Ponendo l’accento in simultanea sullo spontaneismo delle insorgenze e la loro positiva liberazione dai vincoli confessionali e dalle influenze occidentali che paralizzavano i governi precedenti (il tratto più vistoso in comune con lo scuotimento dei pesi ideologici dei movimenti europei) ma anche sulla forza del condizionamento geopolitico ci riserviamo evidentemente ogni previsione sul futuro –che non è d’altronde il nostro mestiere. Più interessante, e con gli occhi volti alle prospettive italiane e generali, insomma al tema del tumulto virtuoso che è l’argomento dei nostri seminari, ci domandiamo: cosa sarà virtù moltitudinaria? come potrebbe configurarsi una moderna variante di potere illegittimo? quali istituzioni ipotizziamo nascere dal tumulto, quali regole flessibili e provvisorie installarsi? quali i dispositivi per favorire la felice riuscita degli incontri, fronteggiare le avversità inevitabili, contenere le contraddizioni interne alla moltitudine, revocare i fatti compiuti? Su queste linee si muoveranno i prossimi incontri.
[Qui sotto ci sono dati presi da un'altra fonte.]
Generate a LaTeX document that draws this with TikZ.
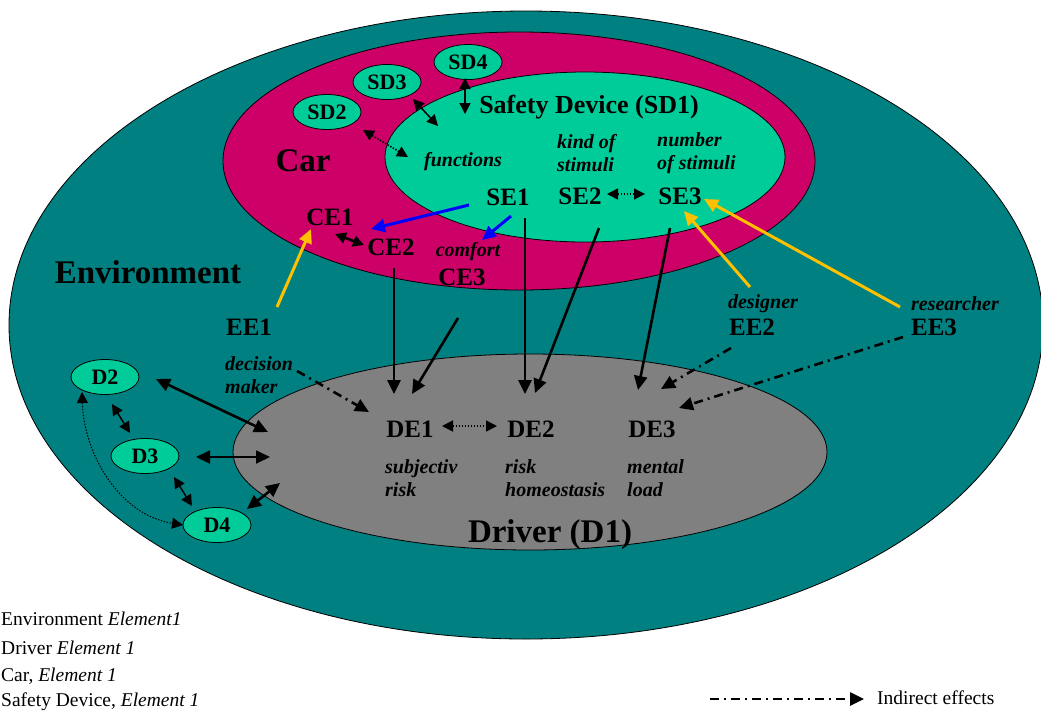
\documentclass[tikz,border=0pt]{standalone}
\usepackage{fontspec}
\setmainfont{Liberation Serif}
\usetikzlibrary{arrows.meta,shapes.geometric}
\definecolor{envc}{HTML}{008080}
\definecolor{carc}{HTML}{CC0066}
\definecolor{sdc}{HTML}{00CC99}
\definecolor{drvc}{HTML}{808080}
\definecolor{yel}{HTML}{FFC000}
\definecolor{blu}{HTML}{0000FF}
\tikzset{
  region/.style={ellipse, draw=black, line width=0.8pt, inner sep=0pt},
  smallell/.style={ellipse, draw=black, line width=0.8pt, fill=sdc, minimum width=68pt, minimum height=35pt, inner sep=0pt, font=\fontsize{22}{24}\selectfont\bfseries},
  lbl/.style={font=\fontsize{25}{28}\selectfont\bfseries, inner sep=0pt},
  bigtxt/.style={font=\fontsize{33}{36}\selectfont\bfseries, inner sep=0pt},
  ittxt/.style={font=\fontsize{20}{23}\selectfont\bfseries\itshape, inner sep=0pt, align=left},
  legtxt/.style={font=\fontsize{19.5}{21}\selectfont, inner sep=0pt, anchor=west},
  onetip/.style={arrows={-Triangle[length=14pt,width=13pt]}},
  twotip/.style={arrows={Triangle[length=14pt,width=13pt]-Triangle[length=14pt,width=13pt]}},
  smalltwotip/.style={arrows={Triangle[length=11pt,width=11pt]-Triangle[length=11pt,width=11pt]}},
  solidarr/.style={line width=2.6pt, black},
  dotarr/.style={line width=1.5pt, black, dash pattern=on 1.5pt off 1.5pt},
  dasharr/.style={line width=2.6pt, black, dash pattern=on 9pt off 5pt on 2pt off 5pt},
  yelarr/.style={line width=3pt, yel, onetip},
  bluarr/.style={line width=3pt, blu, onetip},
}
\begin{document}
\begin{tikzpicture}[x=1pt,y=-1pt]
\useasboundingbox (0,0) rectangle (1041,713);
% regions
\node[region, fill=envc, minimum width=1034pt, minimum height=628pt] (env) at (526,325) {};
\node[region, fill=carc, minimum width=592pt, minimum height=258pt] (car) at (519,161) {};
\node[region, fill=sdc, minimum width=400pt, minimum height=170pt] (sdone) at (585,157) {};
\node[region, fill=drvc, minimum width=594pt, minimum height=196pt] (drv) at (530,452) {};
% big titles
\node[bigtxt] (tenv) at (148,272) {Environment};
\node[bigtxt] (tcar) at (303,161) {Car};
\node[font=\fontsize{26}{28}\selectfont\bfseries, inner sep=0pt] (tsd) at (589,107) {Safety Device (SD1)};
\node[bigtxt] (tdrv) at (550,535) {Driver (D1)};
% small ellipses
\node[smallell] (sd2) at (327,112) {SD2};
\node[smallell] (sd3) at (387,82) {SD3};
\node[smallell] (sd4) at (468,62) {SD4};
\node[smallell] (d2) at (105,377) {D2};
\node[smallell] (d3) at (145,456) {D3};
\node[smallell] (d4) at (217,525) {D4};
% element labels
\node[lbl] (se1) at (508,197) {SE1};
\node[lbl] (se2) at (580,196) {SE2};
\node[lbl] (se3) at (680,196) {SE3};
\node[lbl] (ce1) at (330,217) {CE1};
\node[lbl] (ce2) at (391,247) {CE2};
\node[lbl] (ce3) at (462,277) {CE3};
\node[lbl] (ee1) at (249,327) {EE1};
\node[lbl] (ee2) at (752,327) {EE2};
\node[lbl] (ee3) at (934,327) {EE3};
\node[lbl] (de1) at (410,429) {DE1};
\node[lbl] (de2) at (531,429) {DE2};
\node[lbl] (de3) at (652,429) {DE3};
% italic descriptions
\node[ittxt] (tfun) at (463,162) {functions};
\node[ittxt, anchor=west] (tkind) at (557,153) {kind of\\stimuli};
\node[ittxt, anchor=west] (tnum) at (657,153) {number\\of stimuli};
\node[ittxt] (tcomf) at (468,252) {comfort};
\node[ittxt] (tdes) at (763,304) {designer};
\node[ittxt] (tres) at (955,304) {researcher};
\node[ittxt, anchor=west] (tdec) at (225,375) {decision\\maker};
\node[ittxt, anchor=west] (tsubj) at (385,478) {subjectiv\\risk};
\node[ittxt, anchor=west] (thom) at (505,478) {risk\\homeostasis};
\node[ittxt, anchor=west] (tment) at (627,478) {mental\\load};
% legend
\node[legtxt] (leg1) at (1,619) {Environment \textit{Element1}};
\node[legtxt] (leg2) at (1,648) {Driver \textit{Element 1}};
\node[legtxt] (leg3) at (1,676) {Car, \textit{Element 1}};
\node[legtxt] (leg4) at (1,702) {Safety Device, \textit{Element 1}};
\node[legtxt] (legind) at (877,698) {Indirect effects};
% connector end points
\coordinate (sd4a) at (465,78);   \coordinate (sd4b) at (465,114);
\coordinate (sd3a) at (413,99);   \coordinate (sd3b) at (438,126);
\coordinate (sd2a) at (363,130);  \coordinate (sd2b) at (408,157);
\coordinate (se1a) at (469,205);  \coordinate (ce1a) at (371,229);
\coordinate (se1b) at (511,216);  \coordinate (ce3a) at (482,240);
\coordinate (ce1b) at (335,234);  \coordinate (ce2a) at (364,245);
\coordinate (ee1a) at (277,307);  \coordinate (ce1c) at (311,229);
\coordinate (ee2a) at (750,287);  \coordinate (se3a) at (684,211);
\coordinate (ee3a) at (900,307);  \coordinate (se3b) at (704,199);
\coordinate (se2a) at (607,194);  \coordinate (se3c) at (645,194);
\coordinate (ce2b) at (394,268);  \coordinate (de1a) at (394,394);
\coordinate (ce3b) at (458,318);  \coordinate (de1b) at (412,394);
\coordinate (se1c) at (525,218);  \coordinate (de2a) at (525,394);
\coordinate (se2b) at (599,228);  \coordinate (de2b) at (535,393);
\coordinate (se3d) at (670,228);  \coordinate (de3a) at (638,390);
\coordinate (de1c) at (442,426);  \coordinate (de2c) at (497,426);
\coordinate (deca) at (297,371);  \coordinate (de1d) at (369,412);
\coordinate (ee2b) at (731,348);  \coordinate (de3b) at (661,389);
\coordinate (ee3b) at (903,337);  \coordinate (de3c) at (679,408);
\coordinate (d2a) at (156,379);   \coordinate (drva) at (268,432);
\coordinate (d3a) at (196,457);   \coordinate (drvb) at (270,457);
\coordinate (d4a) at (247,509);   \coordinate (drvc) at (280,483);
\coordinate (d2b) at (112,404);   \coordinate (d3b) at (130,433);
\coordinate (d3c) at (174,477);   \coordinate (d4b) at (192,506);
\coordinate (d2c) at (82,392);    \coordinate (d4c) at (183,525);
\coordinate (legstart) at (710,699); \coordinate (legend) at (864,699);
% safety device links
\draw[solidarr, line width=1.5pt, smalltwotip] (sd4a) -- (sd4b);
\draw[solidarr, line width=1.5pt, smalltwotip] (sd3a) -- (sd3b);
\draw[dotarr, smalltwotip] (sd2a) -- (sd2b);
% blue
\draw[bluarr] (se1a) -- (ce1a);
\draw[bluarr] (se1b) -- (ce3a);
% car internal
\draw[solidarr, smalltwotip] (ce1b) -- (ce2a);
% yellow
\draw[yelarr] (ee1a) -- (ce1c);
\draw[yelarr] (ee2a) -- (se3a);
\draw[yelarr] (ee3a) -- (se3b);
% SE2-SE3
\draw[dotarr, smalltwotip] (se2a) -- (se3c);
% down to driver
\draw[solidarr, onetip] (ce2b) -- (de1a);
\draw[solidarr, onetip] (ce3b) -- (de1b);
\draw[solidarr, onetip] (se1c) -- (de2a);
\draw[solidarr, onetip] (se2b) -- (de2b);
\draw[solidarr, onetip] (se3d) -- (de3a);
% DE1-DE2
\draw[dotarr, smalltwotip] (de1c) -- (de2c);
% indirect effects
\draw[dasharr, onetip] (deca) -- (de1d);
\draw[dasharr, onetip] (ee2b) -- (de3b);
\draw[dasharr, onetip] (ee3b) -- (de3c);
% driver links
\draw[solidarr, twotip] (d2a) -- (drva);
\draw[solidarr, line width=1.8pt, twotip] (d3a) -- (drvb);
\draw[solidarr, twotip] (d4a) -- (drvc);
\draw[solidarr, line width=1.5pt, smalltwotip] (d2b) -- (d3b);
\draw[solidarr, line width=1.5pt, smalltwotip] (d3c) -- (d4b);
\draw[dotarr, line width=1pt, smalltwotip] (d2c) .. controls (84,455) and (120,515) .. (d4c);
% legend arrow
\draw[dasharr, onetip] (legstart) -- (legend);
\end{tikzpicture}
\end{document}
1Paul Mason, Twenty reasons why it's kicking off everywhere, riportato in http://www.bbc.co.uk/blogs/newsnight/paulmason/2011/02/twenty_reasons_why_its_kicking.html, offre una buona sintesi dei tratti comuni a varie insorgenze generazionali, per es. la centralità del graduate with no future con ampio access to social media e conseguente capacità di esprimersi in a variety of situations ranging from parliamentary democracy to tyrrany. I protagonisti delle lotte sembrano allergici to traditional and endemic ideologies: Labourism, Islamism, Fianna Fail Catholicism etc... in fact hermetic ideologies of all forms are rejected, coinvolti piuttosto in un horizontalism che kills vertical hierarchies spontaneously, all'inverso delle esperienze novecentesche che invece uccidevano il dissenso burocratizzandolo. Sono generazioni fortemente indebitate per mantenersi agli studi

e che, in ogni caso, will be poorer than their parents, per di più con prospettive di maggior disciplinamento sociale. Un irrequieto proletariato intellettuale mescolato al resto della povertà e del sottoproletariato in una situazione che ricorda quella ottocentesca (con i raves al posto dei cabarets) e un caratteristico sprezzo della paura che si associa proprio al loro spiazzamento sociale e al declino delle solide e circoscritte situazioni di classe (You couldn't "have a day off" from the miners' strike if you lived in a pit village). L’eccedenza di sapere valorizzabile li rende ingovernabili, malgrado gli strumenti di controllo della “guerra al terrorismo“ e molto attenti alla dimensione invasiva del potere e alla difesa della loro autonomia, anche in regimi duramente repressivi.